- [DATA LINES]
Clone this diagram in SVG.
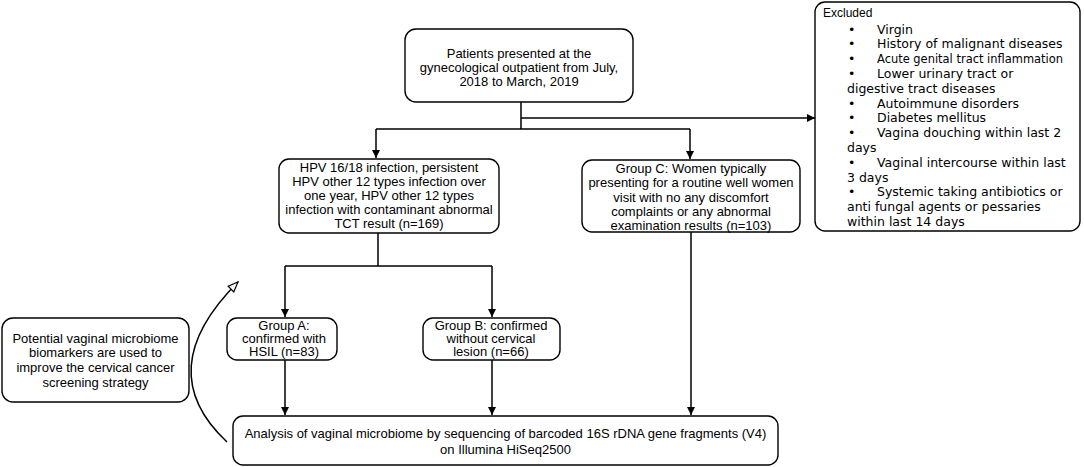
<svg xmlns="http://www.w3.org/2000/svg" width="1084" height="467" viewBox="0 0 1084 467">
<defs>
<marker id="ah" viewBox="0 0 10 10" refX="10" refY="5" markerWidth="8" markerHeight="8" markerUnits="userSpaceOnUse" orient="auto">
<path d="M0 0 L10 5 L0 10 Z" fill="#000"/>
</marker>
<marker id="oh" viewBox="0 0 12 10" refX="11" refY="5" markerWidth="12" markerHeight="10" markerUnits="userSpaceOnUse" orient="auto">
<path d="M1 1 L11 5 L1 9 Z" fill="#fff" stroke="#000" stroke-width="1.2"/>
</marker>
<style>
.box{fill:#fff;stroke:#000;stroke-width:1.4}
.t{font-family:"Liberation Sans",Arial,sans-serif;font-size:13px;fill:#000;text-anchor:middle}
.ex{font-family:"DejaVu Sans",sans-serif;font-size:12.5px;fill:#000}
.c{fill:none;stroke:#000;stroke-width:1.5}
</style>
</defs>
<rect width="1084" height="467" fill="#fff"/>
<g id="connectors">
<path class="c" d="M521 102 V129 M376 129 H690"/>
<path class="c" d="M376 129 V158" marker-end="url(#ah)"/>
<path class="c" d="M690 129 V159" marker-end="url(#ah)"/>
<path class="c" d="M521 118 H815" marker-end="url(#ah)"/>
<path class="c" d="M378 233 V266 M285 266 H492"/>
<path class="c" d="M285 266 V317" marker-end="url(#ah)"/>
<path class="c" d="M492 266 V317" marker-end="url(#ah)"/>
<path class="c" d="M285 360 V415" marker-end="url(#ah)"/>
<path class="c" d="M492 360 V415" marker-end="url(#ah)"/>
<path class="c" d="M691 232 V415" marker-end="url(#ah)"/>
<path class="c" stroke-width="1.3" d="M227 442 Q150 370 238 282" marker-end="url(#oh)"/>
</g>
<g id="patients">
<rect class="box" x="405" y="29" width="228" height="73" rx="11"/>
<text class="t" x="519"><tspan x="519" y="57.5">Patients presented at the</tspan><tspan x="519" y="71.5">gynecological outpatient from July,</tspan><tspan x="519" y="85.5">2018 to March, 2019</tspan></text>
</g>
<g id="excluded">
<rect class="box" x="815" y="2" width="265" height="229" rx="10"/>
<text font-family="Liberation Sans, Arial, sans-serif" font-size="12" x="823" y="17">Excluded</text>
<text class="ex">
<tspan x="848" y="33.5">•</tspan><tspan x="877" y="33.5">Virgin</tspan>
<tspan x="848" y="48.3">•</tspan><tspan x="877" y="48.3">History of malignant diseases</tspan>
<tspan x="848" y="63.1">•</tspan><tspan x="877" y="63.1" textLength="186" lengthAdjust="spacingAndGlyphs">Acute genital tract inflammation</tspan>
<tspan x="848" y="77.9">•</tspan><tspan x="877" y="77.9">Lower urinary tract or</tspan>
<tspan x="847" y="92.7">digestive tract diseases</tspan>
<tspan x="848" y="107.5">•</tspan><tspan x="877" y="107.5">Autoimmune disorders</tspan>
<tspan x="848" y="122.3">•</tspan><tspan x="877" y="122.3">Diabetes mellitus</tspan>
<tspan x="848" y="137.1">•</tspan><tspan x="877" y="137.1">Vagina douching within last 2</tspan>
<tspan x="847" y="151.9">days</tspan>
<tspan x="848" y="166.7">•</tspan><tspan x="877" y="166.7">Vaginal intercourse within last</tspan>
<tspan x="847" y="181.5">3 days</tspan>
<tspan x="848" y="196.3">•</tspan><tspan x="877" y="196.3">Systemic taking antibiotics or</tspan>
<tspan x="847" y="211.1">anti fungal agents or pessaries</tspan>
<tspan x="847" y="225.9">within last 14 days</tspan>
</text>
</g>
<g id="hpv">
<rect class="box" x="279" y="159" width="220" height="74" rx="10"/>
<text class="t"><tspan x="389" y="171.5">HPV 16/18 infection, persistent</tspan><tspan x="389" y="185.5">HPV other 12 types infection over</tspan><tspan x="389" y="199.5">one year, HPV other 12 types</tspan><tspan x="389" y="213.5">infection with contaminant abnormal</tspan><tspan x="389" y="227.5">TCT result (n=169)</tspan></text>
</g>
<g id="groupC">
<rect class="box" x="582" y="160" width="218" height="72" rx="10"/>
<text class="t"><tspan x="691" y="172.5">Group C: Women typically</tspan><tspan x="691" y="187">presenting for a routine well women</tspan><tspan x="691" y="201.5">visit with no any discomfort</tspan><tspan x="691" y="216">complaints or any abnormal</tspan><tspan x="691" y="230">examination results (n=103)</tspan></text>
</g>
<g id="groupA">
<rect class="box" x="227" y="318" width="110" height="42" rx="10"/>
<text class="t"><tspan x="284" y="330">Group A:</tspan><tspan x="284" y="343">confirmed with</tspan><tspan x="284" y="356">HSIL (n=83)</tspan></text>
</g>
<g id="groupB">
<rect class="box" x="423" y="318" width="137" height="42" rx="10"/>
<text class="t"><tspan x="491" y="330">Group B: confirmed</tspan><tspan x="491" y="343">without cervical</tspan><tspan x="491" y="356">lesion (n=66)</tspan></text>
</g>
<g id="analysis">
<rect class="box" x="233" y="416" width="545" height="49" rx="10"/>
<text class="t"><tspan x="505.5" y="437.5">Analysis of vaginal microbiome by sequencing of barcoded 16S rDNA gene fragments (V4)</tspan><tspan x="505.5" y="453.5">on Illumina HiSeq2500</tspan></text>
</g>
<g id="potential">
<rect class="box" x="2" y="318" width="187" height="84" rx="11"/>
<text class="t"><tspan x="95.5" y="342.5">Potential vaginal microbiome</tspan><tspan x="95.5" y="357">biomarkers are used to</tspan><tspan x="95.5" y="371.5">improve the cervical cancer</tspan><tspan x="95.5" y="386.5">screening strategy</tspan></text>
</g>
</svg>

- [WRITTEN TASK]
From the material above, copy everything exactly but the pictures.

- [OUTPUT OF THE TASK]
Clone this diagram in SVG.
<svg xmlns="http://www.w3.org/2000/svg" width="1084" height="467" viewBox="0 0 1084 467">
<defs>
<marker id="ah" viewBox="0 0 10 10" refX="10" refY="5" markerWidth="8" markerHeight="8" markerUnits="userSpaceOnUse" orient="auto">
<path d="M0 0 L10 5 L0 10 Z" fill="#000"/>
</marker>
<marker id="oh" viewBox="0 0 12 10" refX="11" refY="5" markerWidth="12" markerHeight="10" markerUnits="userSpaceOnUse" orient="auto">
<path d="M1 1 L11 5 L1 9 Z" fill="#fff" stroke="#000" stroke-width="1.2"/>
</marker>
<style>
.box{fill:#fff;stroke:#000;stroke-width:1.4}
.t{font-family:"Liberation Sans",Arial,sans-serif;font-size:13px;fill:#000;text-anchor:middle}
.ex{font-family:"DejaVu Sans",sans-serif;font-size:12.5px;fill:#000}
.c{fill:none;stroke:#000;stroke-width:1.5}
</style>
</defs>
<rect width="1084" height="467" fill="#fff"/>
<g id="connectors">
<path class="c" d="M521 102 V129 M376 129 H690"/>
<path class="c" d="M376 129 V158" marker-end="url(#ah)"/>
<path class="c" d="M690 129 V159" marker-end="url(#ah)"/>
<path class="c" d="M521 118 H815" marker-end="url(#ah)"/>
<path class="c" d="M378 233 V266 M285 266 H492"/>
<path class="c" d="M285 266 V317" marker-end="url(#ah)"/>
<path class="c" d="M492 266 V317" marker-end="url(#ah)"/>
<path class="c" d="M285 360 V415" marker-end="url(#ah)"/>
<path class="c" d="M492 360 V415" marker-end="url(#ah)"/>
<path class="c" d="M691 232 V415" marker-end="url(#ah)"/>
<path class="c" stroke-width="1.3" d="M227 442 Q150 370 238 282" marker-end="url(#oh)"/>
</g>
<g id="patients">
<rect class="box" x="405" y="29" width="228" height="73" rx="11"/>
<text class="t" x="519"><tspan x="519" y="57.5">Patients presented at the</tspan><tspan x="519" y="71.5">gynecological outpatient from July,</tspan><tspan x="519" y="85.5">2018 to March, 2019</tspan></text>
</g>
<g id="excluded">
<rect class="box" x="815" y="2" width="265" height="229" rx="10"/>
<text font-family="Liberation Sans, Arial, sans-serif" font-size="12" x="823" y="17">Excluded</text>
<text class="ex">
<tspan x="848" y="33.5">•</tspan><tspan x="877" y="33.5">Virgin</tspan>
<tspan x="848" y="48.3">•</tspan><tspan x="877" y="48.3">History of malignant diseases</tspan>
<tspan x="848" y="63.1">•</tspan><tspan x="877" y="63.1" textLength="186" lengthAdjust="spacingAndGlyphs">Acute genital tract inflammation</tspan>
<tspan x="848" y="77.9">•</tspan><tspan x="877" y="77.9">Lower urinary tract or</tspan>
<tspan x="847" y="92.7">digestive tract diseases</tspan>
<tspan x="848" y="107.5">•</tspan><tspan x="877" y="107.5">Autoimmune disorders</tspan>
<tspan x="848" y="122.3">•</tspan><tspan x="877" y="122.3">Diabetes mellitus</tspan>
<tspan x="848" y="137.1">•</tspan><tspan x="877" y="137.1">Vagina douching within last 2</tspan>
<tspan x="847" y="151.9">days</tspan>
<tspan x="848" y="166.7">•</tspan><tspan x="877" y="166.7">Vaginal intercourse within last</tspan>
<tspan x="847" y="181.5">3 days</tspan>
<tspan x="848" y="196.3">•</tspan><tspan x="877" y="196.3">Systemic taking antibiotics or</tspan>
<tspan x="847" y="211.1">anti fungal agents or pessaries</tspan>
<tspan x="847" y="225.9">within last 14 days</tspan>
</text>
</g>
<g id="hpv">
<rect class="box" x="279" y="159" width="220" height="74" rx="10"/>
<text class="t"><tspan x="389" y="171.5">HPV 16/18 infection, persistent</tspan><tspan x="389" y="185.5">HPV other 12 types infection over</tspan><tspan x="389" y="199.5">one year, HPV other 12 types</tspan><tspan x="389" y="213.5">infection with contaminant abnormal</tspan><tspan x="389" y="227.5">TCT result (n=169)</tspan></text>
</g>
<g id="groupC">
<rect class="box" x="582" y="160" width="218" height="72" rx="10"/>
<text class="t"><tspan x="691" y="172.5">Group C: Women typically</tspan><tspan x="691" y="187">presenting for a routine well women</tspan><tspan x="691" y="201.5">visit with no any discomfort</tspan><tspan x="691" y="216">complaints or any abnormal</tspan><tspan x="691" y="230">examination results (n=103)</tspan></text>
</g>
<g id="groupA">
<rect class="box" x="227" y="318" width="110" height="42" rx="10"/>
<text class="t"><tspan x="284" y="330">Group A:</tspan><tspan x="284" y="343">confirmed with</tspan><tspan x="284" y="356">HSIL (n=83)</tspan></text>
</g>
<g id="groupB">
<rect class="box" x="423" y="318" width="137" height="42" rx="10"/>
<text class="t"><tspan x="491" y="330">Group B: confirmed</tspan><tspan x="491" y="343">without cervical</tspan><tspan x="491" y="356">lesion (n=66)</tspan></text>
</g>
<g id="analysis">
<rect class="box" x="233" y="416" width="545" height="49" rx="10"/>
<text class="t"><tspan x="505.5" y="437.5">Analysis of vaginal microbiome by sequencing of barcoded 16S rDNA gene fragments (V4)</tspan><tspan x="505.5" y="453.5">on Illumina HiSeq2500</tspan></text>
</g>
<g id="potential">
<rect class="box" x="2" y="318" width="187" height="84" rx="11"/>
<text class="t"><tspan x="95.5" y="342.5">Potential vaginal microbiome</tspan><tspan x="95.5" y="357">biomarkers are used to</tspan><tspan x="95.5" y="371.5">improve the cervical cancer</tspan><tspan x="95.5" y="386.5">screening strategy</tspan></text>
</g>
</svg>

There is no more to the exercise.